It’s Halloween weekend. We’re writers, and we do stories. It’s story time. So tell me: what is the most frightening thing that ever happened to you?
I have a number of candidates from which to choose. When I was a kid I walked into a spider web with my mouth open when the owners were home and accidentally swallowed one. It didn’t give me spider powers but I was crawling walls for weeks. I was almost carjacked in the French Quarter a few years ago. Sobriety and a 9 mm. enabled me to put a stop to that. I was almost robbed in the French Quarter at midnight, walking toward Bourbon from North Rampart on St. Ann Street, with the same result as the attempted carjacking for the same reason. The one incident that stands head and shoulders above the others, however, occurred when I was but a wee lad of twenty-one years of age in San Francisco.
I was a FM radio DJ at the time --- it was too much fun to call a “job” --- and one of the perks was that it enabled me to meet any number of attractive women. One of the most attractive was a Chinese woman who we will call “Mei.” I was smitten with her, in great part, alas, because she was able to tutor my body in ways that it has not been schooled before or since. There was one problem --- there is always at least one --- and that was that Mei’s brother, who we will call “Max,” was the leader of one of the Tong youth auxiliaries. The fact that his sister was dating a white man did not sit well with him. This bit of information was communicated to me one afternoon when I walked out of Tower Records on Bay Street and found Max and a few of his friends waiting for me. He told me that I wasn’t able to see his sister anymore. Being young and full of myself, I told him to perform an impossible anatomical act and walked away. I mean, I was on FM radio. What was he going to do? Kick my ass?

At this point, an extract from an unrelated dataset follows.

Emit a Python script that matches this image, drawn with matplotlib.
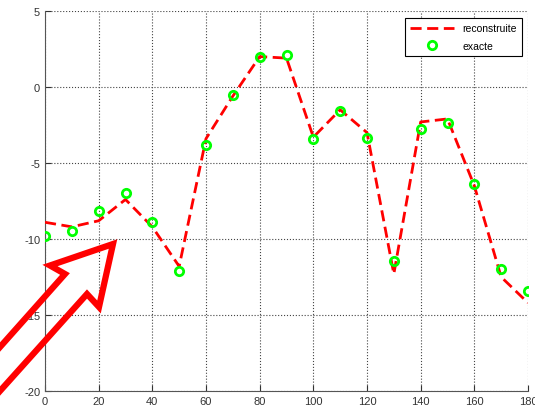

The answer to that question was a definite “yes.” That evening, I mc’d a concert at a new, small music club on the edge of North Beach, on Columbus Avenue just off of Broadway. The concert was an unmitigated disaster, an event in itself that I may describe another time. For our purposes, let it be known that after a number of small near-riots the show concluded at 2:45 am. I stumbled out of the club and onto Columbus Avenue, took a couple of steps, and noticed Max and a somewhat larger group of friends about ten feet away. I did what anyone would do. I panicked and started running down Broadway, toward the tunnel.
I had reached the tunnel mouth and thought I was in the clear when I heard shouting behind me. I threw a glance over my shoulder without slowing down and saw a group of figures running toward me. Max. And his friends. I picked up the pace --- I weighed exactly half of what I weigh now --- and pounded through the tunnel on the pedestrian walkway. I frequently used the walkway to get from my apartment on Russian Hill to get to North Beach and knew that there was an emergency phone about halfway down the tunnel. This was before the days of cell phones and 911 and even cordless phones, mind you, so this emergency phone was quite innovative. Pick it up and take it off its cradle, legend had it, and police would come. I never found out. As I approached the phone, I saw the cardboard sign underneath it, bearing the professionally lettered legend “OUT OF ORDER.” An unnamed but aspiring comedian had scrawled an admonition in crayon right below those words: “RUN FAST.”
I started crying. And kept running. I thought of my parents and my friends and women that I loved and that I intended to and my dog in Ohio and knew I would never see any of them again because these guys were going to catch me and kill me. That was their reputation, something which had seemed quite remote when I saw them on Bay Street, a painting of Carlos Santana and John McLaughlin on the wall behind us. And I wasn’t quite as full of myself as I had been earlier that day, if you catch my drift. I ran faster than I ever had in my life. I came out the other end of the tunnel and turned left, ducking into an area known then and now as the Tenderloin. It was and is a colorful but horrible place, a spider’s nest of the crazed and the drugged, where pain is the chief currency and waking up intact in the morning is a victory. I ran down alleys and tripped over sleeping, God-forsaken souls and in a sudden fit of genius hid in a trash dumpster until morning. I spent three days on the streets, Turk and Eddy and Larkin and some alleys I’ve forgotten the name of. On the third day I happened to see a friend coming out of an adult book store and approached him and told him what was going on. He had a little street influence. He got to Max and communicated my apologies and assurances that I wouldn’t see his sister anymore. I was permitted to resume the life I had been living, or a semblance of it. But things had changed. And not all for the better.
I moved back to Ohio a month later and started law school. I have no idea what happened to Max or Mei, or if we would recognize each other if we were to have an accidental, casual encounter on the street. I still have dreams about running through the Broadway Tunnel, however, dreams where I can never quite reach the end of the tunnel and make that left turn.